Er hat sich lange davor gewährt, doch jetzt muss sich der mutmaßliche NS-Verbrecher John Demjanjuk vor Gericht verantworten.

München. Der mutmaßliche NS-Verbrecher John Demjanjuk muss sich von diesem Montag an wegen Beihilfe zum zigtausendfachen Mord vor dem Landgericht München II verantworten. Es dürfte einer der letzten großen NS-Verbrecherprozesse weltweit werden. Bis Mai 2010 sind 35 Verhandlungstage angesetzt.

Die Staatsanwaltschaft wirft dem 89-jährigen Angeklagten vor, als Wachmann 1943 im Vernichtungslager Sobibor im besetzten Polen bei der Ermordung von mindestens 27 900 Juden geholfen zu haben. Zum Auftakt wird auch eine Gruppe von Nebenklägern erwartet, die ihre Angehörigen in den Gaskammern von Sobibor verloren haben.

Demjanjuk sitzt seit seiner Abschiebung aus den USA im Mai in München-Stadelheim in Untersuchungshaft.
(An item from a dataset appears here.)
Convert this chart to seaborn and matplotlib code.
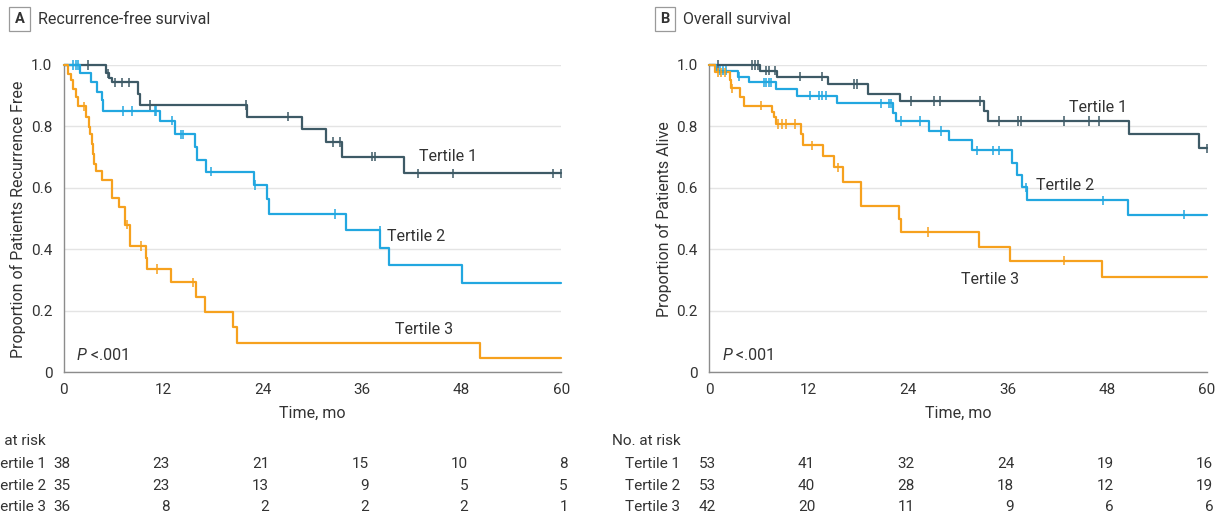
import numpy as np
import pandas as pd
import matplotlib
matplotlib.use("Agg")
import matplotlib.pyplot as plt
import matplotlib.transforms as mtransforms
from matplotlib import font_manager
import seaborn as sns

# ---------------- data ----------------
groups = ["Tertile 1", "Tertile 2", "Tertile 3"]
months_ticks = [0, 12, 24, 36, 48, 60]

# Panel A: recurrence-free survival (step times, survival after each step)
rfs_t1_time = [0, 5.1, 5.5, 5.9, 9.0, 9.2, 22.1, 28.8, 31.6, 33.6, 41.0, 60]
rfs_t1_surv = [1, 0.973, 0.958, 0.944, 0.906, 0.870, 0.832, 0.790, 0.749, 0.701, 0.647, 0.647]
rfs_t1_cens = [2.9, 5.4, 6.2, 7.1, 7.9, 10.4, 22.0, 27.1, 32.5, 33.3, 37.2, 37.6, 42.7, 46.9, 59.0, 60.0]

rfs_t2_time = [0, 2.0, 3.3, 4.0, 4.6, 4.8, 11.6, 13.4, 15.9, 16.1, 17.2, 23.0, 24.5, 24.8, 34.1, 38.2, 39.2, 48.0, 60]
rfs_t2_surv = [1, 0.973, 0.944, 0.912, 0.885, 0.850, 0.819, 0.774, 0.732, 0.692, 0.653, 0.609, 0.562, 0.515, 0.461, 0.404, 0.347, 0.290, 0.290]
rfs_t2_cens = [1.1, 1.5, 1.8, 7.2, 8.2, 11.0, 11.2, 13.1, 14.2, 14.4, 17.8, 23.1, 32.7, 38.1]

rfs_t3_time = [0, 0.5, 0.9, 1.2, 1.45, 1.8, 2.7, 3.1, 3.2, 3.4, 3.5, 3.7, 3.9, 4.6, 5.8, 6.7, 7.4, 8.0, 9.9, 10.1, 12.9, 16.0, 17.0, 20.4, 20.9, 50.2, 60]
rfs_t3_surv = [1, 0.972, 0.950, 0.922, 0.895, 0.865, 0.830, 0.797, 0.776, 0.743, 0.710, 0.677, 0.656, 0.627, 0.568, 0.537, 0.480, 0.410, 0.371, 0.336, 0.292, 0.243, 0.197, 0.146, 0.096, 0.047, 0.047]
rfs_t3_cens = [2.5, 7.6, 9.3, 11.3, 15.6]

# Panel B: overall survival
os_t1_time = [0, 6.1, 8.2, 14.4, 19.2, 23.0, 33.1, 33.6, 50.6, 59.1, 60]
os_t1_surv = [1, 0.981, 0.962, 0.938, 0.907, 0.883, 0.851, 0.818, 0.775, 0.729, 0.729]
os_t1_cens = [1.1, 5.2, 5.6, 5.9, 6.9, 7.2, 8.0, 11.0, 13.6, 17.5, 17.8, 24.3, 27.1, 27.9, 32.7, 34.9, 37.2, 37.6, 42.8, 45.8, 47.0, 60.0]

os_t2_time = [0, 0.85, 3.5, 4.8, 8.1, 10.6, 15.4, 22.2, 22.5, 26.5, 28.9, 31.7, 36.5, 37.1, 37.7, 38.3, 50.5, 60]
os_t2_surv = [1, 0.981, 0.962, 0.943, 0.922, 0.900, 0.875, 0.845, 0.818, 0.785, 0.755, 0.722, 0.682, 0.642, 0.602, 0.559, 0.513, 0.513]
os_t2_cens = [1.3, 1.7, 2.1, 3.6, 6.6, 6.9, 7.2, 7.5, 12.2, 13.2, 13.6, 14.1, 20.7, 21.7, 21.9, 23.1, 25.4, 28.0, 32.3, 34.2, 34.9, 38.2, 47.5, 57.2]

os_t3_time = [0, 0.7, 2.5, 2.7, 3.7, 4.2, 7.6, 7.8, 8.1, 11.1, 11.3, 13.8, 15.1, 16.2, 18.3, 22.9, 23.2, 32.6, 36.3, 47.4, 60]
os_t3_surv = [1, 0.976, 0.952, 0.924, 0.895, 0.868, 0.846, 0.830, 0.808, 0.776, 0.738, 0.702, 0.667, 0.618, 0.542, 0.497, 0.456, 0.407, 0.363, 0.311, 0.311]
os_t3_cens = [1.1, 1.5, 1.9, 2.8, 6.3, 8.3, 8.8, 9.3, 10.4, 12.4, 15.6, 26.4, 42.8]

# Numbers at risk
rfs_risk_t1 = [38, 23, 21, 15, 10, 8]
rfs_risk_t2 = [35, 23, 13, 9, 5, 5]
rfs_risk_t3 = [36, 8, 2, 2, 2, 1]
os_risk_t1 = [53, 41, 32, 24, 19, 16]
os_risk_t2 = [53, 40, 28, 18, 12, 19]
os_risk_t3 = [42, 20, 11, 9, 6, 6]

# Curve label positions (month, proportion)
rfs_label_pos = [(46.4, 0.703), (42.5, 0.441), (43.5, 0.137)]
os_label_pos = [(46.9, 0.862), (42.9, 0.606), (33.9, 0.301)]

# ---------------- style ----------------
colors = {"Tertile 1": "#3e5a66", "Tertile 2": "#22a7e0", "Tertile 3": "#f6a11e"}
TXT = "#333333"

sns.set_theme(style="white")
avail = {f.name for f in font_manager.fontManager.ttflist}
fam = [f for f in ["Liberation Sans Narrow", "Roboto", "DejaVu Sans"] if f in avail]
plt.rcParams["font.family"] = fam
plt.rcParams["text.color"] = TXT
plt.rcParams["axes.labelcolor"] = TXT
plt.rcParams["xtick.color"] = "#888888"
plt.rcParams["ytick.color"] = "#888888"
plt.rcParams["xtick.labelcolor"] = TXT
plt.rcParams["ytick.labelcolor"] = TXT

W, H = 1232, 521
fig = plt.figure(figsize=(W / 100, H / 100), dpi=100)


def fx(px):
    return px / W


def fy(py):
    return 1 - py / H


def long_df(times, survs):
    rows = []
    for g, t, s in zip(groups, times, survs):
        for ti, si in zip(t, s):
            rows.append((g, ti, si))
    return pd.DataFrame(rows, columns=["group", "time", "surv"])


def cens_df(times, survs, cens):
    rows = []
    for g, t, s, c in zip(groups, times, survs, cens):
        t = np.asarray(t)
        s = np.asarray(s)
        for ci in c:
            idx = np.searchsorted(t, ci, side="right") - 1
            rows.append((g, ci, s[idx]))
    return pd.DataFrame(rows, columns=["group", "time", "surv"])


def panel(left_px, times, survs, cens, label_pos, risks, ylabel, letter, title,
          ylabel_px, risk_label_px, risk_header_px):
    ax = fig.add_axes([fx(left_px), fy(372), 0.4040, fy(65) - fy(372)])
    df = long_df(times, survs)
    sns.lineplot(data=df, x="time", y="surv", hue="group", palette=colors,
                 drawstyle="steps-post", estimator=None, sort=False,
                 legend=False, linewidth=1.6, ax=ax, clip_on=False, zorder=3)
    cdf = cens_df(times, survs, cens)
    sns.scatterplot(data=cdf, x="time", y="surv", hue="group", palette=colors,
                    marker="|", s=45, linewidth=1.1, legend=False, ax=ax,
                    clip_on=False, zorder=4)
    ax.set_xlim(0, 60)
    ax.set_ylim(0, 1.0)
    ax.set_xticks(months_ticks)
    ax.set_yticks([0, 0.2, 0.4, 0.6, 0.8, 1.0])
    ax.set_yticklabels(["0", "0.2", "0.4", "0.6", "0.8", "1.0"])
    ax.tick_params(axis="both", direction="out", length=4, width=0.8,
                   labelsize=11, pad=4)
    ax.grid(False)
    ax.yaxis.grid(True, color="#e4e4e4", linewidth=1.0)
    ax.set_axisbelow(True)
    for sp in ["top", "right"]:
        ax.spines[sp].set_visible(False)
    for sp in ["left", "bottom"]:
        ax.spines[sp].set_color("#8c8c8c")
        ax.spines[sp].set_linewidth(1.0)
    ax.set_xlabel("Time, mo", fontsize=11.5, labelpad=6)
    ax.set_ylabel("")
    fig.text(fx(ylabel_px), fy(219), ylabel, rotation=90, ha="center",
             va="center", fontsize=11.5, color=TXT)

    for g, (lx, ly) in zip(groups, label_pos):
        ax.text(lx, ly, g, ha="center", va="center", fontsize=11.5, color=TXT)

    pt = ax.text(1.6, 0.055, "P", style="italic", fontsize=11.5, color=TXT,
                 ha="left", va="center")
    ax.annotate(" <.001", xy=(1, 0.5), xycoords=pt, ha="left", va="center",
                fontsize=11.5, color=TXT)

    # panel title
    fig.text(fx(left_px - 44), fy(19), letter, fontsize=10.5, fontweight="bold",
             ha="center", va="center", color=TXT,
             bbox=dict(boxstyle="square,pad=0.35", fc="white", ec="#9a9a9a", lw=0.9))
    fig.text(fx(left_px - 26), fy(19), title, fontsize=11.5, ha="left",
             va="center", color=TXT)

    # risk table (panel A's row labels run off the left edge, as in the source)
    fig.text(fx(risk_header_px), fy(441), "No. at risk", fontsize=11,
             ha="left", va="center", color=TXT)
    trans = mtransforms.blended_transform_factory(ax.transData, fig.transFigure)
    for row_py, g, r in zip([464, 486, 507], groups, risks):
        fig.text(fx(risk_label_px), fy(row_py), g, fontsize=11, ha="right",
                 va="center", color=TXT)
        for t, n in zip(months_ticks, r):
            ax.text(t + 0.8, fy(row_py), str(n), transform=trans, fontsize=11,
                    ha="right", va="center", color=TXT, clip_on=False)
    return ax


panel(63.5,
      [rfs_t1_time, rfs_t2_time, rfs_t3_time],
      [rfs_t1_surv, rfs_t2_surv, rfs_t3_surv],
      [rfs_t1_cens, rfs_t2_cens, rfs_t3_cens],
      rfs_label_pos,
      [rfs_risk_t1, rfs_risk_t2, rfs_risk_t3],
      "Proportion of Patients Recurrence Free", "A", "Recurrence-free survival",
      18, 46, -23)

panel(709,
      [os_t1_time, os_t2_time, os_t3_time],
      [os_t1_surv, os_t2_surv, os_t3_surv],
      [os_t1_cens, os_t2_cens, os_t3_cens],
      os_label_pos,
      [os_risk_t1, os_risk_t2, os_risk_t3],
      "Proportion of Patients Alive", "B", "Overall survival",
      664, 680, 612)

fig.savefig("out.png", dpi=100)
Im Oktober hatte das Bundesverfassungsgericht in Karlsruhe Verfassungsbeschwerden des gebürtigen Ukrainers abgewiesen und damit den Weg für den Prozess frei gemacht. Ein SS-Ausweis mit der Nummer 1393 gilt als Hauptbeweismittel.„Abkommandiert am 27.3.43 Sobibor“ ist handschriftlich darauf notiert. Dennoch hat Demjanjuk früher bestritten, überhaupt je Wachmann gewesen zu sein. Seit er in München ist, hat er sich nicht geäußert. Seine Anwälte zweifeln an, dass ihr Mandant der Demjanjuk ist, dem der Dienstausweis gehörte. Des Weiteren soll eine Verlegungsliste von 1943 nachweisen, dass Demjanjuk damals nach Sobibor verlegt wurde. Die Anwälte bezweifeln die Echtheit der Papiere.
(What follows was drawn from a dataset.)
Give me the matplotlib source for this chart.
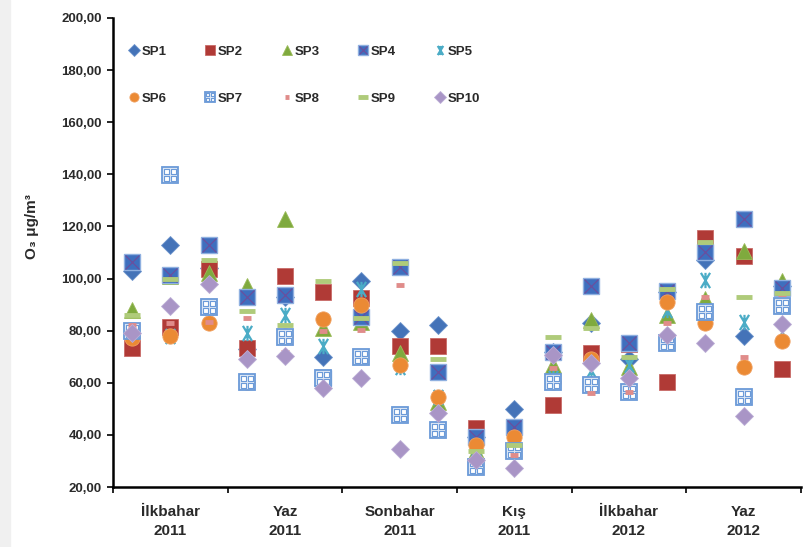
import matplotlib.pyplot as plt
from matplotlib.path import Path
from matplotlib.patches import Rectangle
from matplotlib.legend_handler import HandlerTuple

plt.rcParams['font.family'] = ['Liberation Sans', 'DejaVu Sans']

# seasons (3 samplings each)
seasons = ['İlkbahar\n2011', 'Yaz\n2011', 'Sonbahar\n2011', 'Kış\n2011', 'İlkbahar\n2012', 'Yaz\n2012']

sp1 = [103, 113, 104, 73, 93, 70, 99, 80, 82, 39, 50, 72, 83, 69, 95, 107, 78, 97]
sp2 = [73.5, 81.5, 103.5, 73.5, 100.8, 95, 92.7, 74, 74, 42.7, 43, 51.5, 71.5, 75, 60.4, 115.4, 108.5, 65.4]
sp3 = [88, 101, 102, 97, 122.7, 81, 83.5, 71.5, 52.7, 34, 38, 67, 84, 66, 86, 92, 110.4, 99]
sp4 = [106.5, 101.5, 112.7, 93, 93.5, 62, 85.4, 104.6, 64, 39, 43, 72, 97.3, 75.4, 95.4, 110, 123, 96.5]
sp5 = [80, 78, 89, 79, 86, 74, 96, 66, 54.6, 35, 37, 62, 65, 67, 88, 99.6, 83.5, 79.6]
sp6 = [77, 78, 83, 60.4, 78, 84.6, 90, 67, 54.6, 36, 39.3, 60.4, 69, 57, 91, 83, 66, 76]
sp7 = [80, 139.6, 89, 60.4, 77.7, 62, 70, 47.7, 42, 27.7, 34, 60.4, 59, 56.6, 75.4, 87, 54.6, 89.6]
sp8 = [82, 83, 83.5, 85, 72, 80, 80.4, 97.7, 48.5, 33, 32.3, 65.8, 56, 56.5, 83, 93, 70, 94]
sp9 = [86, 100, 107, 87.7, 82, 99, 85, 106, 69, 34, 36, 77.7, 81, 70, 96, 114, 93, 94.6]
sp10 = [79, 89.6, 98, 69, 70.4, 58, 62, 34.6, 48.5, 30.4, 27.3, 70.8, 67.7, 62, 78.5, 75.4, 47.3, 82.7]

x = list(range(len(sp1)))

# star marker: x with a vertical bar
star = Path([(-0.6, -1), (0.6, 1), (-0.6, 1), (0.6, -1), (0, -1), (0, 1)],
            [Path.MOVETO, Path.LINETO, Path.MOVETO, Path.LINETO, Path.MOVETO, Path.LINETO])
# 2x2 grid of small squares for the patterned marker
cells = []
codes = []
for cx in (-0.45, 0.45):
    for cy in (-0.45, 0.45):
        s = 0.3
        cells += [(cx - s, cy - s), (cx + s, cy - s), (cx + s, cy + s), (cx - s, cy + s), (cx - s, cy - s)]
        codes += [Path.MOVETO, Path.LINETO, Path.LINETO, Path.LINETO, Path.CLOSEPOLY]
grid = Path(cells, codes)

fig = plt.figure(figsize=(8.07, 5.47), dpi=100)
fig.patches.append(Rectangle((0, 0), 10 / 807, 1, transform=fig.transFigure,
                             color='#f0f0f0', zorder=-1))
ax = fig.add_axes([113 / 807, 1 - 487 / 547, 688 / 807, 469 / 547])

kw = dict(linestyle='none')
h1, = ax.plot(x, sp1, marker='D', ms=9.5, color='#4473B8', mec='#6d94cc', mew=0.6, **kw)
h2, = ax.plot(x, sp2, marker='s', ms=11, color='#B03A36', mec='#c86a67', mew=0.6, **kw)
h3, = ax.plot(x, sp3, marker='^', ms=12, color='#7FAA3E', mec='#9bbb59', mew=0.6, **kw)
h4a, = ax.plot(x, sp4, marker='s', ms=12, color='#3E6FBE', mec='#8fb0e0', mew=1.0, **kw)
h4b, = ax.plot(x, sp4, marker='x', ms=10, color='#6a4f9e', mew=0.9, **kw)
h5, = ax.plot(x, sp5, marker=star, ms=11, color='#4BACC6', mew=1.6, **kw)
h6, = ax.plot(x, sp6, marker='o', ms=11, color='#EB8A34', mec='#f0a060', mew=0.6, **kw)
h7a, = ax.plot(x, sp7, marker='s', ms=12, mfc='#dce7f5', mec='#6b9ad8', mew=1.3, **kw)
h7b, = ax.plot(x, sp7, marker=grid, ms=9, mfc='white', mec='#6b9ad8', mew=0.8, **kw)
h8, = ax.plot(x, sp8, marker='_', ms=6, color='#E08C8A', mew=3.5, **kw)
h9, = ax.plot(x, sp9, marker='_', ms=11, color='#AFCB7A', mew=3.5, **kw)
h10, = ax.plot(x, sp10, marker='D', ms=9.5, color='#A995C6', mec='#bcaed6', mew=0.6, **kw)

ax.set_xlim(-0.5, 17.5)
ax.set_ylim(20, 200)
ax.set_yticks(range(20, 201, 20))
ax.set_yticklabels([f'{v:.2f}'.replace('.', ',') for v in range(20, 201, 20)],
                   fontsize=9.5, fontweight='bold', color='#2a2a2a')
ax.set_xticks([i * 3 - 0.5 for i in range(7)])
ax.set_xticklabels([])
ax.set_xticks([i * 3 + 1 for i in range(6)], minor=True)
ax.set_xticklabels(seasons, minor=True, fontsize=11, fontweight='bold',
                   color='#2a2a2a', linespacing=1.45)
ax.tick_params(axis='x', which='minor', length=0, pad=13)
ax.tick_params(axis='both', which='major', length=4, width=1.2, color='black')
ax.tick_params(axis='y', pad=4)
for s in ('top', 'right'):
    ax.spines[s].set_visible(False)
for s in ('left', 'bottom'):
    ax.spines[s].set_linewidth(1.8)

ax.set_ylabel('O₃ μg/m³', fontsize=11, fontweight='bold', color='#2a2a2a')
ax.yaxis.set_label_coords(-0.107, 0.555)

labels = ['SP1', 'SP2', 'SP3', 'SP4', 'SP5', 'SP6', 'SP7', 'SP8', 'SP9', 'SP10']
handles = [h1, h2, h3, (h4a, h4b), h5, h6, (h7a, h7b), h8, h9, h10]
# column-major ordering so the rows read SP1..SP5 and SP6..SP10
order = [0, 5, 1, 6, 2, 7, 3, 8, 4, 9]
leg = ax.legend([handles[i] for i in order], [labels[i] for i in order], ncol=5,
                loc='upper left', bbox_to_anchor=(0.005, 0.966), frameon=False,
                prop={'size': 9.5, 'weight': 'bold'}, markerscale=0.6,
                handlelength=0.8, handletextpad=0.2, columnspacing=2.9,
                labelspacing=2.6, handler_map={tuple: HandlerTuple(ndivide=1)})
for t in leg.get_texts():
    t.set_color('#2a2a2a')

fig.savefig('out.png', dpi=100)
Schon jetzt ist klar, dass es keinen kurzen Prozess geben wird. Ein ärztliches Sachverständigengutachten attestierte Demjanjuk Anfang Juli zwar Verhandlungsfähigkeit. Es schränkte aber ein, dass gegen ihn je Prozesstag nicht länger als zweimal 90 Minuten verhandelt werden darf - insgesamt also nicht mehr als drei Stunden. Außerdem hat sich Demjanjuk bisher nicht zu den Vorwürfen geäußert, so dass ein langwieriger Indizienprozess zu erwarten ist.